Ils ne font plus d’expériences parce que leurs jambes lasses ont perdu jusqu’au souvenir de la montagne qu’ils escaladaient naguère avec une audace qui triomphait parce qu’elle allait toujours au-delà des ordonnances et des prescriptions de ceux qui s’appliquent à réglementer l’ascension au lieu de la vivre. Ils se sont confortablement installés dans la plaine toute marquetée de routes et de barrières et ils prétendent juger selon leur mesure à eux la hardiesse des montagnes dont les aiguilles semblent défier l’azur.

Ils ne font plus d’expériences. Alors ils voudraient arrêter la marche de ceux qui risquent de les dépasser et de les surclasser. Ils essaient de retenir les inquiets et les insatisfaits qui grondent avec le torrent ou qui partent var des voies inexplorées, à l'assaut des pics inaccessibles. Ils codifient sur leurs grimoires les lois de la mare morte ou de la plaine marquetée et ils condamnent d’avance, au nom d’une science dont ils se font les grands maîtres, toutes les expériences qui visent à sonder ce qui reste encore d’inconnu, à découvrir des voies hors des routes traditionnelles, et à tenter chaque jour l’impossible parce que c’est cet incessant assaut de l’homme contre l’impossible et l’inconnu qui est la raison vivante de la science.

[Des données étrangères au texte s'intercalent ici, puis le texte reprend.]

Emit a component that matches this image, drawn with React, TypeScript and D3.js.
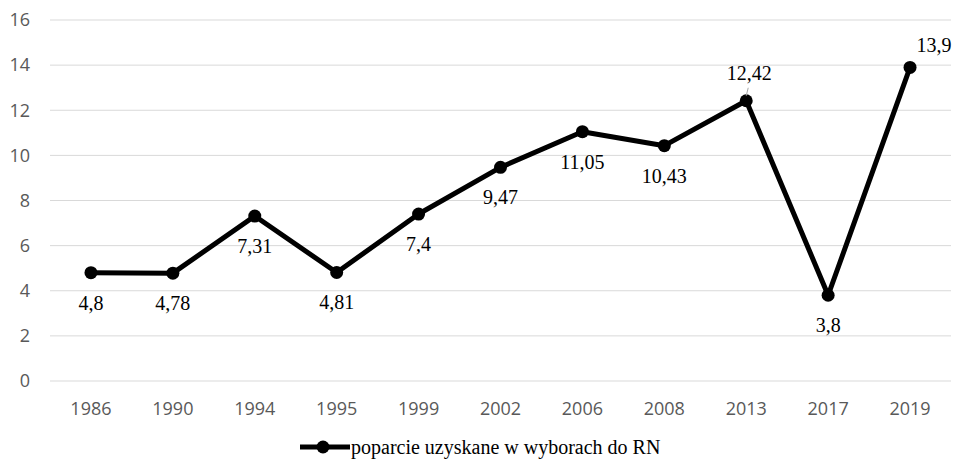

Il y a deux sortes d’hommes : ceux qui font des expériences et ceux qui n’en font plus. Il faut, hélas ! en ajouter une troisième : celle des malfaiteurs qui ne craignent pas de bondir avec le torrent ou d’escalader les pics avec les intrépides, mais dans le seul souci de s’approprier, pour les exploiter à leur profit, les découvertes désintéressées des éternels perceurs d’ombres, des chasseurs de vérité, des créateurs de justice, de lumière et de beauté.

Avec notre idéal, ils font Hiroshima. Jusqu’au jour où nous leur barrerons la route pour reconquérir la vraie science, dynamique et humaine, que nous faisons tous ensemble, avec nos muscles, avec notre cœur, avec notre volonté et avec notre sang.